## What is needed:
Your task is to retype the lines from the opening of the material through the line that includes "from matplotlib.ticker import". Do not copy the pictures.

## Dataset excerpt:
● ● ●

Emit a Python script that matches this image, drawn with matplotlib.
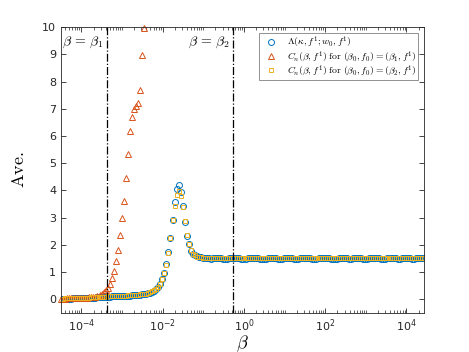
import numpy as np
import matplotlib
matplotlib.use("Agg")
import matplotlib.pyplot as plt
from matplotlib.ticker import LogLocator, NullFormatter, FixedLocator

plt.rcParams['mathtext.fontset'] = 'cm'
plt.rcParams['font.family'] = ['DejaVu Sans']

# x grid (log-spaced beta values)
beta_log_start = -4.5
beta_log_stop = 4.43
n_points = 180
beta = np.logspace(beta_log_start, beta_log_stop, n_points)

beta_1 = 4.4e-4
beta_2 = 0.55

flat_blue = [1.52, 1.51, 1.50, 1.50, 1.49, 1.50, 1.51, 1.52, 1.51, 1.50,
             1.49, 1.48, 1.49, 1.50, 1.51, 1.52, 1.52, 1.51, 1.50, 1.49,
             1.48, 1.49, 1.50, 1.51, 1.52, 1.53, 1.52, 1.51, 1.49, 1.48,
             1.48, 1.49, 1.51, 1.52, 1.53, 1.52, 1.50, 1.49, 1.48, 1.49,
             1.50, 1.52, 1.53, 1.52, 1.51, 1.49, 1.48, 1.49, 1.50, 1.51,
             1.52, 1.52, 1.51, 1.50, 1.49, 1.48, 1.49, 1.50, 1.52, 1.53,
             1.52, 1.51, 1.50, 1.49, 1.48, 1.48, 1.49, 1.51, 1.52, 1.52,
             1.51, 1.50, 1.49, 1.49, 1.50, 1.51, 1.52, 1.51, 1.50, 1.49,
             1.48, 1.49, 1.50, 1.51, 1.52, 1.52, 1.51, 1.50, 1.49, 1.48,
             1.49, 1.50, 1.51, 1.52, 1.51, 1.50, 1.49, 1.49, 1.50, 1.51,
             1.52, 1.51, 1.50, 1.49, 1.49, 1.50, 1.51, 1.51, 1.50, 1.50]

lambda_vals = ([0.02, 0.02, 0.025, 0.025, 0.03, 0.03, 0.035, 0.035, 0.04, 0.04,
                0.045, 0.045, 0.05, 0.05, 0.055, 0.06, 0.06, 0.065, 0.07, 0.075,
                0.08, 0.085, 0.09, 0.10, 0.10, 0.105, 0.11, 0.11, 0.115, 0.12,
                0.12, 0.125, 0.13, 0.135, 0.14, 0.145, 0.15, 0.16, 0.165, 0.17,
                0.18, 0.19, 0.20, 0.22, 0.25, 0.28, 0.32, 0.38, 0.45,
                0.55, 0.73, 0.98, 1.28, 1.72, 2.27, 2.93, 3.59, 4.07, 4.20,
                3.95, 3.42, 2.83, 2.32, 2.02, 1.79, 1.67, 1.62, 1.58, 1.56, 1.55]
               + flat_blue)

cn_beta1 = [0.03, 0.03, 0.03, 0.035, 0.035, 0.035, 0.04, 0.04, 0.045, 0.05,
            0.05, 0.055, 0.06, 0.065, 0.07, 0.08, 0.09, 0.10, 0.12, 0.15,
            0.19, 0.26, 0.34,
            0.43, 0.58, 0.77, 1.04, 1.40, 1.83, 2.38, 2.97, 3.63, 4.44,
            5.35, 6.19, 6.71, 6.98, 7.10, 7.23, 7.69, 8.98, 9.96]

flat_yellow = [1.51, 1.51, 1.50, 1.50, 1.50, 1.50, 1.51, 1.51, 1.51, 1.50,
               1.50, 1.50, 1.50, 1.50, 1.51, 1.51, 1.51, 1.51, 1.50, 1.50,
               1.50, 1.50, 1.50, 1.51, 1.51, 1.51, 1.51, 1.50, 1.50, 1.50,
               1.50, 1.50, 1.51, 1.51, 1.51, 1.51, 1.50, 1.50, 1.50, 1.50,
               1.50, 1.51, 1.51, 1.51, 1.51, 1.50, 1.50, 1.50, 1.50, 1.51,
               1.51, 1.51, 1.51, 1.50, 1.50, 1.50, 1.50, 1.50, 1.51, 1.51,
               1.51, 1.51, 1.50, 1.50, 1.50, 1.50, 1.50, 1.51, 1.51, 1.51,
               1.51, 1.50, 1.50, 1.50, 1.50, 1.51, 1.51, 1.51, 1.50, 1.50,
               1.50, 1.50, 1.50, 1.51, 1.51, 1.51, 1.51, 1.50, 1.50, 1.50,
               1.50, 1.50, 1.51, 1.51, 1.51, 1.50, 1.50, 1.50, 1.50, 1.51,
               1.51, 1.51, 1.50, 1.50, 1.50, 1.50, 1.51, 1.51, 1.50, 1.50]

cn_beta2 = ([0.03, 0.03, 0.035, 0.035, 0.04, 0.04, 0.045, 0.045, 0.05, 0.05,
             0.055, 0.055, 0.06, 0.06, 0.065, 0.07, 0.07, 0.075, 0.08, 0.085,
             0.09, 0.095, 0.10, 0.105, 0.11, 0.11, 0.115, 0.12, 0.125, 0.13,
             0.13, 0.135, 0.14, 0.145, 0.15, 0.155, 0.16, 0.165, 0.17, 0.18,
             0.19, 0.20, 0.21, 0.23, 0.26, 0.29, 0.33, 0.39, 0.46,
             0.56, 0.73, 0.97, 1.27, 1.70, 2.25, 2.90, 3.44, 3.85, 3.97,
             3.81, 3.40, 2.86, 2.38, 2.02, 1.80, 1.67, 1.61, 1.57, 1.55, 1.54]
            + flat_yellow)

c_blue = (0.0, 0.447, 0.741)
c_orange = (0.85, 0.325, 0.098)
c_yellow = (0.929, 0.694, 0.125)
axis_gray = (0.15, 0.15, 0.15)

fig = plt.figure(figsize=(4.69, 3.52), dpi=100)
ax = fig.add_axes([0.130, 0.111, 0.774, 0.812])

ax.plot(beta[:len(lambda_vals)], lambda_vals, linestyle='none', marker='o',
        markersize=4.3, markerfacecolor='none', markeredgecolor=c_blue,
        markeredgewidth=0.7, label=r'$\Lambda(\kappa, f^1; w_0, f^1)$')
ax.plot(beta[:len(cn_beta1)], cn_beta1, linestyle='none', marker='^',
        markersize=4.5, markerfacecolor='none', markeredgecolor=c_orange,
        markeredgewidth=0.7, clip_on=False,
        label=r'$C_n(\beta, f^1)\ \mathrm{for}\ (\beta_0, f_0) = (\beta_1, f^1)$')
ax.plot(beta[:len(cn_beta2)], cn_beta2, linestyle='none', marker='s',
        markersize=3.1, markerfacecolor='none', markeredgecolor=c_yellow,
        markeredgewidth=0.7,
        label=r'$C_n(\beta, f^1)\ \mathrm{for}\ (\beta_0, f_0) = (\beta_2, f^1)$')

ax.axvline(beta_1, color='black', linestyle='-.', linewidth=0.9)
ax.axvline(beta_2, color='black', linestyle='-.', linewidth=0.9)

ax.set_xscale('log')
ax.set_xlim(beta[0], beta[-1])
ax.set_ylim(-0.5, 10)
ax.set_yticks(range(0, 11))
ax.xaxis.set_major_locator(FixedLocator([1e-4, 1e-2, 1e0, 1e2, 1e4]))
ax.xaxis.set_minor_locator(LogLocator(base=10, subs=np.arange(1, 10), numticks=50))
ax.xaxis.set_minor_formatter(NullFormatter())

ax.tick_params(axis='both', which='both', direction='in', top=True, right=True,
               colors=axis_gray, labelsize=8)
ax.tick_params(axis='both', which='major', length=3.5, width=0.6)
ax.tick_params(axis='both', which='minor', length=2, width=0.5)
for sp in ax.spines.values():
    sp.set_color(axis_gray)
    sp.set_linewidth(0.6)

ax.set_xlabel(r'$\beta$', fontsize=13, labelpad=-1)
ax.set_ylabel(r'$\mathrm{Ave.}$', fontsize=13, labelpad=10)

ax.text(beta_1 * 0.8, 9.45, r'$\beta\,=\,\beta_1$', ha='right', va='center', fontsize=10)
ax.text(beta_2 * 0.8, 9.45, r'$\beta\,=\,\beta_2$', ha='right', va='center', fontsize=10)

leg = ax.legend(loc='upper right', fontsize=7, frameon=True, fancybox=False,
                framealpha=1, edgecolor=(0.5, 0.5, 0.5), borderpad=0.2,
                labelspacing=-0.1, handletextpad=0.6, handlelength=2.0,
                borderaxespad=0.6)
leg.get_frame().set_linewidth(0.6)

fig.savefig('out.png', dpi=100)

● ● ●

## Written response:
Emit a Python script that matches this image, drawn with matplotlib.
import numpy as np
import matplotlib
matplotlib.use("Agg")
import matplotlib.pyplot as plt
from matplotlib.ticker import LogLocator, NullFormatter, FixedLocator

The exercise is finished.